In our list of dangerous sea routes, the next one is the British Isles, the group of islands off the north-western coast of Europe including England, Scotland, Wales, and the Republic of Ireland and numerous smaller islands facing the Celtic Sea, the Irish Sea and the Atlantic Ocean with the North Sea to its east.

With so many seas and oceans surrounding the British Isles area, sea routes have become a vital part. The British Isles have a brief history of its formation. Until the advent of air transport and the creation of the Channel Tunnel, marine transport was the only way of reaching the British Isles. For this reason, maritime trade and naval power have always had great importance.

Historically, the demand for goods and services asked for increased connectivity amongst the islands. The key maritime dimension developed mainly in England and Scotland. Earlier as Ireland did not have either tunnel or bridge to connect it with Great Britain, the vast majority of heavy goods trade was and is still done by sea. The British Isles have an important role in Europe.

Besides huge vessels, ferries and even small fishing boats operate in the waters in and around the British Isles area. Shipping lanes there have always been busy and further, with global fleet expansions, it is forecasted to get busier. With this, the risk of accidents and environmental disasters also increases.

Multiple accidents have been recorded for a long time in the shipping lanes around the British Isles making it known as the fourth-worst in the world for accidents. There were 135 reported shipping accidents in the shipping lanes around the British Isles, North Sea, and Bay of Biscay between 1999 and 2011. During the year 2014, total losses in the British Isles and surrounding waters doubled year on year. The British Isles, North Sea, English Channel, and Bay of Biscay region saw the highest number of reported incidents (579) in 2020.
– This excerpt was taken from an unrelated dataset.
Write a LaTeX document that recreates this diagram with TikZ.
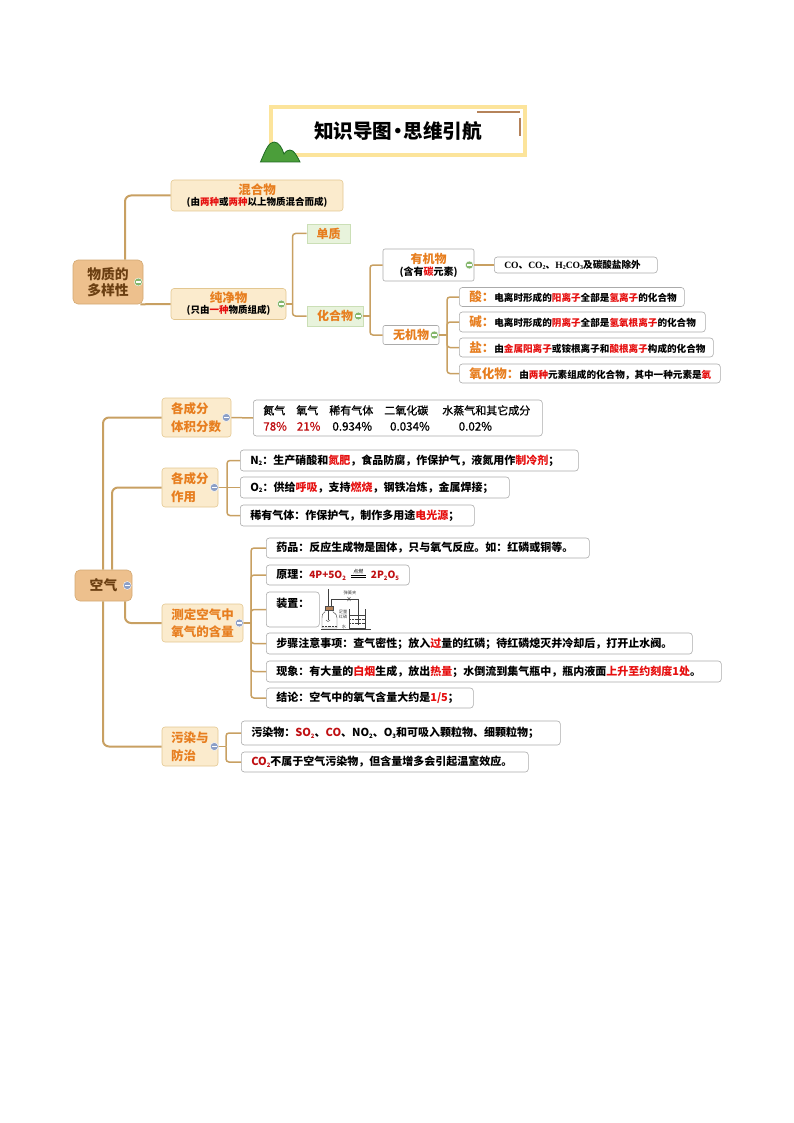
\documentclass[tikz,border=0pt]{standalone}
\usepackage{fontspec}
\setmainfont{Noto Sans CJK SC}
\newfontfamily\latinserif{Liberation Serif}
\newfontfamily\medfont[FakeBold=0.8]{Noto Sans CJK SC}
\usetikzlibrary{positioning}

\definecolor{titleyellow}{HTML}{FCE49B}
\definecolor{titlebrown}{HTML}{B5835A}
\definecolor{hillgreen}{HTML}{4B9E3A}
\definecolor{hilldark}{HTML}{1E6A22}
\definecolor{trunkbrown}{HTML}{C8A062}
\definecolor{rootfill}{HTML}{EDC08D}
\definecolor{rootline}{HTML}{D3A872}
\definecolor{rootword}{HTML}{6B3F12}
\definecolor{catfill}{HTML}{FBEBCD}
\definecolor{catline}{HTML}{E3C791}
\definecolor{catword}{HTML}{E77E1F}
\definecolor{greenfill}{HTML}{E8F3DC}
\definecolor{greenline}{HTML}{CBDFB6}
\definecolor{leafline}{HTML}{ABABAB}
\definecolor{keyred}{HTML}{E60F0F}
\definecolor{deepred}{HTML}{C00F12}
\definecolor{foldgreen}{HTML}{84B66B}
\definecolor{foldblue}{HTML}{8C9FC6}

\newcommand{\rd}[1]{\textcolor{keyred}{#1}}
\newcommand{\dr}[1]{\textcolor{deepred}{#1}}
\newcommand{\og}[1]{\textcolor{catword}{\fontsize{12.5}{14}\bfseries\selectfont #1}}
\newcommand{\lw}[1]{\raisebox{-1.5pt}{\fontsize{6}{6}\selectfont #1}}
\newcommand{\burnsign}{\makebox[15pt][c]{\smash{\raisebox{1.5pt}{\rule{15pt}{.4pt}}\llap{\raisebox{3.5pt}{\rule{15pt}{.4pt}}}\llap{\makebox[15pt][c]{\raisebox{5.5pt}{\fontsize{5}{5}\selectfont\mdseries 点燃}}}}}}

\begin{document}
\begin{tikzpicture}[x=1pt,y=-1pt]

\tikzstyle{rootbox}=[draw=rootline,line width=.6pt,fill=rootfill,rounded corners=5pt,align=center,text=rootword,inner sep=0pt,font=\fontsize{13.8}{16}\selectfont\bfseries]
\tikzstyle{catbox}=[draw=catline,line width=.6pt,fill=catfill,rounded corners=3pt,align=center,text=catword,inner sep=0pt,font=\fontsize{12.5}{17}\selectfont\bfseries]
\tikzstyle{catleft}=[catbox,align=left,inner xsep=9pt]
\tikzstyle{greenbox}=[draw=greenline,line width=.6pt,fill=greenfill,align=center,text=catword,inner sep=0pt,font=\fontsize{12}{14}\selectfont\bfseries]
\tikzstyle{graybox}=[draw=leafline,line width=.6pt,fill=white,rounded corners=2pt,align=center,inner sep=0pt,font=\fontsize{12}{14}\selectfont\bfseries]
\tikzstyle{leaf}=[draw=leafline,line width=.6pt,fill=white,rounded corners=3pt,anchor=west,align=left,inner xsep=10pt,inner ysep=0pt,font=\fontsize{11}{14}\selectfont\bfseries]
\tikzstyle{smallleaf}=[leaf,font=\fontsize{9.6}{12}\selectfont\bfseries]
\tikzstyle{trunk}=[draw=trunkbrown,line width=2pt,rounded corners=6pt]
\tikzstyle{branch}=[draw=trunkbrown,line width=1.5pt,rounded corners=3pt]
\tikzstyle{fold}=[circle,draw=white,line width=.4pt,minimum size=8pt,inner sep=0pt,path picture={\draw[white,line width=1.2pt] ([xshift=-2.2pt]path picture bounding box.center) -- ([xshift=2.2pt]path picture bounding box.center);}]
\tikzstyle{foldg}=[fold,fill=foldgreen]
\tikzstyle{foldb}=[fold,fill=foldblue]
\tikzstyle{part}=[draw=black!75,line width=.4pt]
\tikzstyle{tiny}=[inner sep=0pt,text=black!75,font=\fontsize{4.2}{4.6}\selectfont]

\useasboundingbox (0,0) rectangle (794,1123);

%title
\node[draw=titleyellow,line width=4pt,minimum width=254pt,minimum height=48pt,inner sep=0pt,font=\fontsize{19.6}{24}\selectfont\bfseries] (title) at (398,131) {知识导图\hspace{-4.3pt}•\hspace{-4.3pt}思维引航};
\draw[titlebrown,line width=1.5pt] (477,112) -- (520,112);
\draw[titlebrown,line width=2pt] (519.5,118) -- (519.5,136);
\filldraw[fill=hillgreen,draw=hilldark,line width=.8pt] (260.5,162) .. controls (266,149) and (269,142) .. (274,142) .. controls (279,142) and (282,148) .. (284,154) .. controls (286,151) and (288,150) .. (290,150) .. controls (294,150) and (297,156) .. (300,162) -- cycle;

%first map
\node[rootbox,minimum width=70pt,minimum height=44pt] (wuzhi) at (108,282) {物质的\\多样性};
\node[catbox,minimum width=172pt,minimum height=31pt] (hunhe) at (257,195.5) {混合物\\[-6pt]\textcolor{black}{\fontsize{9.5}{11}\selectfont (由\rd{两种}或\rd{两种}以上物质混合而成)}};
\node[catbox,minimum width=115pt,minimum height=31pt] (chun) at (228.5,304) {纯净物\\[-6pt]\textcolor{black}{\fontsize{9.5}{11}\selectfont (只由\rd{一种}物质组成)}};
\node[greenbox,minimum width=43pt,minimum height=19pt] (danzhi) at (328.5,233.5) {单质};
\node[greenbox,minimum width=56pt,minimum height=20pt] (huahe) at (335,316) {化合物};
\node[graybox,minimum width=91pt,minimum height=32pt] (youji) at (428.5,265) {\textcolor{catword}{有机物}\\[-2pt]{\fontsize{10}{12}\selectfont (含有\rd{碳}元素)}};
\node[graybox,minimum width=56pt,minimum height=19pt] (wuji) at (411,335) {\textcolor{catword}{无机物}};
\node[smallleaf,text width=143pt,minimum height=16pt] (chuwai) at (494,265) {{\latinserif CO}、{\latinserif CO\lw{2}}、{\latinserif H\lw{2}CO\lw{3}}及碳酸盐除外};
\node[smallleaf,text width=205pt,minimum height=19pt] (suan) at (459,297) {\og{酸：}电离时形成的\rd{阳离子}全部是\rd{氢离子}的化合物};
\node[smallleaf,text width=226pt,minimum height=20pt] (jian) at (459,322) {\og{碱：}电离时形成的\rd{阴离子}全部是\rd{氢氧根离子}的化合物};
\node[smallleaf,text width=234pt,minimum height=19pt] (yan) at (459,347.5) {\og{盐：}由\rd{金属阳离子}或铵根离子和\rd{酸根离子}构成的化合物};
\node[smallleaf,text width=241pt,minimum height=19pt] (yanghua) at (459,373.5) {\og{氧化物：}由\rd{两种}元素组成的化合物，其中一种元素是\rd{氧}};

\coordinate (chunj) at (292.5,304);
\coordinate (huahej) at (370,316);
\coordinate (wujij) at (447,335);

\draw[trunk] ([xshift=17pt]wuzhi.north) |- (hunhe.west);
\draw[trunk] ([xshift=-3pt]wuzhi.south east) -- (chun.west);
\draw[branch] (chun.east) -- (chunj);
\draw[branch] (chunj) |- (danzhi.west);
\draw[branch] (chunj) |- (huahe.west);
\draw[branch] (huahe.east) -- (huahej);
\draw[branch] (huahej) |- (youji.west);
\draw[branch] (huahej) |- (wuji.west);
\draw[branch] (youji.east) -- (chuwai.west);
\draw[branch] (wuji.east) -- (wujij);
\draw[branch] (wujij) |- (suan.west);
\draw[branch] (wujij) |- (jian.west);
\draw[branch] (wujij) |- (yan.west);
\draw[branch] (wujij) |- (yanghua.west);

\node[foldg] (f1) at ([xshift=-5pt]wuzhi.east) {};
\node[foldg] (f2) at ([xshift=-5pt]chun.east) {};
\node[foldg] (f3) at ([xshift=-5pt]huahe.east) {};
\node[foldg] (f4) at ([xshift=-5pt]youji.east) {};
\node[foldg] (f5) at ([xshift=-5pt]wuji.east) {};

%second map
\node[rootbox,minimum width=57pt,minimum height=31pt] (kongqi) at (103.5,585.5) {空气};
\node[catleft,text width=51pt,minimum height=39pt] (tiji) at (196.5,417.5) {各成分\\[1pt]体积分数};
\node[catleft,text width=38pt,minimum height=39pt] (zuoyong) at (190,487.5) {各成分\\[1pt]作用};
\node[catbox,minimum width=81pt,minimum height=38pt] (ceding) at (202.5,623) {测定空气中\\氧气的含量};
\node[catleft,text width=38pt,minimum height=39pt] (wuran) at (190,746.5) {污染与\\[1pt]防治};

\node[leaf,text width=269pt,minimum height=36pt,font=\fontsize{11}{16}\medfont] (shuju) at (253,418) {氮气\hspace{11pt}氧气\hspace{11pt}稀有气体\hspace{11pt}二氧化碳\hspace{14pt}水蒸气和其它成分\\{\fontsize{11.6}{16}\selectfont\dr{78\%}\hspace{10pt}\dr{21\%}\hspace{12pt}0.934\%\hspace{18pt}0.034\%\hspace{29pt}0.02\%}};

\node[leaf,text width=318pt,minimum height=21pt] (danqi) at (240,460.5) {N\lw{2}：生产硝酸和\rd{氮肥}，食品防腐，作保护气，液氮用作\rd{制冷剂}；};
\node[leaf,text width=249pt,minimum height=21pt] (yangqi) at (240,487.5) {O\lw{2}：供给\rd{呼吸}，支持\rd{燃烧}，钢铁冶炼，金属焊接；};
\node[leaf,text width=214pt,minimum height=21pt] (xiyou) at (240,515.5) {稀有气体：作保护气，制作多用途\rd{电光源}；};

\node[leaf,text width=303pt,minimum height=20pt] (yaopin) at (266,548) {药品：反应生成物是固体，只与氧气反应。如：红磷或铜等。};
\node[leaf,text width=123pt,minimum height=20pt] (yuanli) at (266,575) {\mbox{原理：{\fontsize{10}{14}\selectfont\dr{4P+5O\lw{2}}\hspace{5pt}\burnsign\hspace{5pt}\dr{2P\lw{2}O\lw{5}}}}};
\node[leaf,text width=33pt,minimum height=35pt] (zhuangzhi) at (266,609.5) {\smash{\raisebox{2.5pt}{装置：}}};
\node[leaf,text width=406pt,minimum height=21pt] (buzhou) at (266,643.5) {步骤注意事项：查气密性；放入\rd{过}量的红磷；待红磷熄灭并冷却后，打开止水阀。};
\node[leaf,text width=435pt,minimum height=21pt] (xianxiang) at (266,671.5) {现象：有大量的\rd{白烟}生成，放出\rd{热量}；水倒流到集气瓶中，瓶内液面\rd{上升至约刻度1处}。};
\node[leaf,text width=187pt,minimum height=20pt] (jielun) at (266,698) {结论：空气中的氧气含量大约是\rd{1/5}；};

\node[leaf,text width=299pt,minimum height=24pt] (wuranwu) at (241,733) {污染物：\dr{SO\lw{2}}、\dr{CO}、NO\lw{2}、O\lw{3}和可吸入颗粒物、细颗粒物；};
\node[leaf,text width=267pt,minimum height=20pt] (eryang) at (241,762) {\dr{CO\lw{2}}不属于空气污染物，但含量增多会引起温室效应。};

\coordinate (zuoyongj) at (227,487.5);
\coordinate (cedingj) at (251,623);
\coordinate (wuranj) at (226,746.5);

\draw[trunk] ([xshift=-.5pt]kongqi.north) |- (tiji.west);
\draw[trunk] ([xshift=8.5pt]kongqi.north) |- (zuoyong.west);
\draw[trunk] ([xshift=21.5pt]kongqi.south) |- (ceding.west);
\draw[trunk] ([xshift=-.5pt]kongqi.south) |- (wuran.west);
\draw[branch] (tiji.east) -- (shuju.west);
\draw[branch] (zuoyong.east) -- (zuoyongj);
\draw[branch] (zuoyongj) |- (danqi.west);
\draw[branch] (zuoyongj) -- (yangqi.west);
\draw[branch] (zuoyongj) |- (xiyou.west);
\draw[branch] (ceding.east) -- (cedingj);
\draw[branch] (cedingj) |- (yaopin.west);
\draw[branch] (cedingj) |- (yuanli.west);
\draw[branch] (cedingj) |- (zhuangzhi.west);
\draw[branch] (cedingj) |- (buzhou.west);
\draw[branch] (cedingj) |- (xianxiang.west);
\draw[branch] (cedingj) |- (jielun.west);
\draw[branch] (wuran.east) -- (wuranj);
\draw[branch] (wuranj) |- (wuranwu.west);
\draw[branch] (wuranj) |- (eryang.west);

\node[foldb] (f6) at ([xshift=-5pt]kongqi.east) {};
\node[foldb] (f7) at ([xshift=-5pt]tiji.east) {};
\node[foldb] (f8) at ([xshift=-4pt]zuoyong.east) {};
\node[foldb] (f9) at ([xshift=-4pt]ceding.east) {};
\node[foldb] (f10) at ([xshift=-4pt]wuran.east) {};

%apparatus
\draw[part] (321,629.5) -- (371,629.5);
\draw[part] (328,589) -- (328,606);
\draw[part,line width=.8pt] (331,606) -- (331,599) -- (358,599) -- (358,625);
\filldraw[fill=titlebrown,draw=black!70,line width=.3pt] (325,606) rectangle (333,610);
\draw[part] (325,610) -- (325,612) .. controls (322,614) and (322,615) .. (322,618) -- (322,628) -- (337,628) -- (337,618) .. controls (337,615) and (336,614) .. (333,612) -- (333,610);
\draw[part] (328,610) -- (328,620);
\draw[part] (326,620) .. controls (327,622) and (329,622) .. (330,620);
\draw[part,densely dotted] (322,626) -- (337,626);
\draw[part] (349,609) -- (349,628) -- (365,628) -- (365,609);
\draw[part] (349,615) -- (365,615);
\draw[part,densely dotted] (349,619) -- (365,619);
\draw[part,densely dotted] (349,623) -- (365,623);
\draw[part] (347.5,597) -- (350.5,601);
\draw[part] (350.5,597) -- (347.5,601);
\node[tiny] (tanhuang) at (350,592.5) {弹簧夹};
\node[tiny,align=center] (zuliang) at (343,614.5) {足量\\红磷};
\node[tiny] (shui) at (344,627) {水};

\end{tikzpicture}
\end{document}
Besides fires, collisions, leakage of toxic waste, poor maintenance of vessels, and a lack of regard for any safety regulations, storms, and harsh weather have contributed to a number of tragic incidents. Cargo ships account for 40% of all ships that are lost at sea. Running aground is particularly problematic to environmental agencies as damage can be detrimental to fragile marine ecosystems.

The overall British Isles witness a temperate maritime climate but with different water bodies around the area, each water body has its own temperatures, tidal force, currents, etc. However, it is important to consider the fact that climate change models show an increased storm surge, changing wind and wave patterns, and extreme weather events.
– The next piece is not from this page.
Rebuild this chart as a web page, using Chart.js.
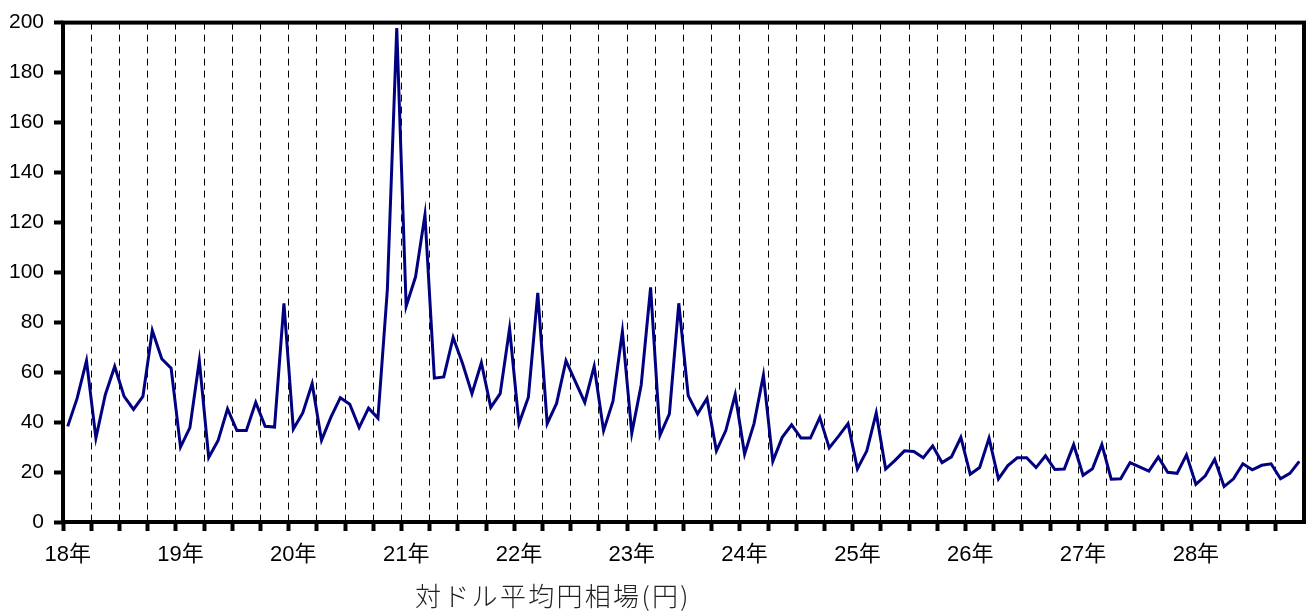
<!DOCTYPE html>
<html><head><meta charset="utf-8">
<script src="https://cdn.jsdelivr.net/npm/chart.js@4.4.1/dist/chart.umd.min.js"></script>
<style>
html,body{margin:0;padding:0;background:#fff;overflow:hidden}
#wrap{position:relative;width:1311px;height:614px}
#title{position:absolute;left:415px;top:579px;font-family:'Noto Sans CJK JP',sans-serif;font-size:26px;font-weight:300;letter-spacing:2.3px;color:#222;white-space:nowrap;line-height:32px}
</style></head><body>
<div id="wrap"><canvas id="c" width="1311" height="614"></canvas><div id="title">対ドル平均円相場(円)</div></div>
<script>
const yearLabels = ['18年','19年','20年','21年','22年','23年','24年','25年','26年','27年','28年'];
const monthNames = ['1月','2月','3月','4月','5月','6月','7月','8月','9月','10月','11月','12月'];
const yTicks = [0,20,40,60,80,100,120,140,160,180,200];
const rateValues = [
  38.3, 49.5, 64.6, 33.6, 51, 62.3, 50.3, 45.1, 50.3, 76.7, 65.4, 61.6,
  30, 37.8, 64.6, 25.8, 32.7, 45.3, 36.6, 36.6, 47.9, 38.3, 38, 87.6,
  37.2, 43.7, 55.4, 32.7, 42, 49.8, 47.2, 37.8, 45.6, 41.6, 93, 197.8,
  86.4, 98.2, 123, 57.6, 58.1, 73.9, 63.5, 51.4, 63.8, 45.9, 51.4, 77.5,
  39.4, 50, 91.8, 39.4, 47.5, 64.6, 56.2, 47.9, 62.4, 36.6, 48.4, 76.3,
  35.6, 54.9, 94, 34.7, 43.3, 87.6, 50.6, 43.3, 49.5, 28.5, 36.6, 51,
  27.2, 39.4, 58.8, 24.3, 33.9, 38.9, 33.6, 33.6, 41.9, 29.7, 34.4, 39.4,
  21.3, 28.5, 43.7, 21.2, 24.7, 28.5, 28.2, 25.7, 30.5, 23.8, 26.1, 33.9,
  19.1, 21.8, 33.6, 17.3, 22.6, 25.7, 25.7, 21.8, 26.5, 21, 21.2, 31,
  18.7, 21.3, 31, 17.1, 17.3, 23.8, 22.1, 20.4, 26, 19.9, 19.5, 26.9,
  15.1, 18.5, 25.1, 14.2, 17.3, 23.3, 20.9, 22.7, 23.3, 17.3, 19.5, 24.3
];
const categories = [];
yearLabels.forEach(y => monthNames.forEach(m => categories.push(y + m)));

const framePlugin = {
  id: 'frame',
  afterDatasetsDraw(chart) {
    const {ctx, chartArea: a} = chart;
    ctx.save();
    ctx.strokeStyle = '#000';
    ctx.lineWidth = 4;
    ctx.strokeRect(a.left, a.top, a.right - a.left, a.bottom - a.top);
    ctx.restore();
  }
};

const quarterColor = c => (c.index % 3 === 0 ? '#000' : 'rgba(0,0,0,0)');

new Chart(document.getElementById('c'), {
  type: 'line',
  data: {
    labels: categories,
    datasets: [{
      data: rateValues,
      borderColor: '#000080',
      borderWidth: 3,
      pointRadius: 0,
      tension: 0,
      fill: false
    }]
  },
  options: {
    responsive: false,
    animation: false,
    devicePixelRatio: 1,
    layout: {padding: {left: 0, right: 7, top: 19, bottom: 0}},
    plugins: {legend: {display: false}, tooltip: {enabled: false}},
    scales: {
      x: {
        type: 'category',
        offset: true,
        grid: {
          offset: true,
          color: quarterColor,
          lineWidth: 1,
          tickColor: quarterColor,
          tickLength: 9,
          tickWidth: 4,
          tickBorderDash: [],
          borderDash: [7, 5]
        },
        border: {display: false, dash: [7, 5]},
        ticks: {
          autoSkip: false,
          maxRotation: 0,
          minRotation: 0,
          padding: 11,
          color: '#000',
          font: {family: "'Liberation Sans', 'Noto Sans CJK JP'", size: 22},
          callback: (v, i) => (i % 12 === 0 ? yearLabels[i / 12] : '')
        },
        afterFit: s => { s.height = 92; }
      },
      y: {
        min: 0,
        max: 200,
        afterBuildTicks: s => { s.ticks = yTicks.map(v => ({value: v})); },
        ticks: {
          padding: 10,
          color: '#000',
          font: {family: "'Liberation Sans'", size: 21}
        },
        grid: {drawOnChartArea: false, tickLength: 9, tickWidth: 4, tickColor: '#000'},
        border: {display: false},
        afterFit: s => { s.width = 63; }
      }
    }
  },
  plugins: [framePlugin]
});
</script>
</body></html>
The Irish Sea, the main sea route for Ireland to England, has undergone a series of dramatic changes over the last 20,000 years as the last glacial period ended and was replaced by warmer conditions. The next one is the feared Bay of Biscay, the Celtic Sea, which also lies in its vicinity. Moreover, the Atlantic Ocean ranks second in the catalogue of the most dangerous ocean waters in the world which is usually affected by coastal winds, the temperature of the water surface and the water currents. Lastly, the North Sea is the hotspot for shipping accidents.

The Scilly naval disaster of October 1707 saw the loss of four warships of a Royal Navy fleet off the Isles of Scilly, in southwest England due to severe weather. Between 1,400 and 2,000 sailors lost their lives aboard the wrecked vessels, making the incident one of the worst maritime disasters in British naval history.

Another incident, that took place in August 1848 is the Moray Firth fishing disaster. Around 100 fishermen lost their lives and as many as 124 boats were lost, many while trying to enter the harbor. Caused by a severe storm, this incident lead to widespread improvements to harbors and significant changes to the design of fishing boats over the remainder of the 19th century. This event on the east coast of Scotland was one of the worst fishing disasters in maritime history.

Besides that, narrow channels which funnel shipping into predictable routes have long created opportunities for piracy. The English Channel’s geographic structures facilitate piracy attacks.

With so many shipping movements per year, whether freight or passenger, and some very dangerous weather and coastlines, the area surrounding the British Isles are some of the most dangerous in the world.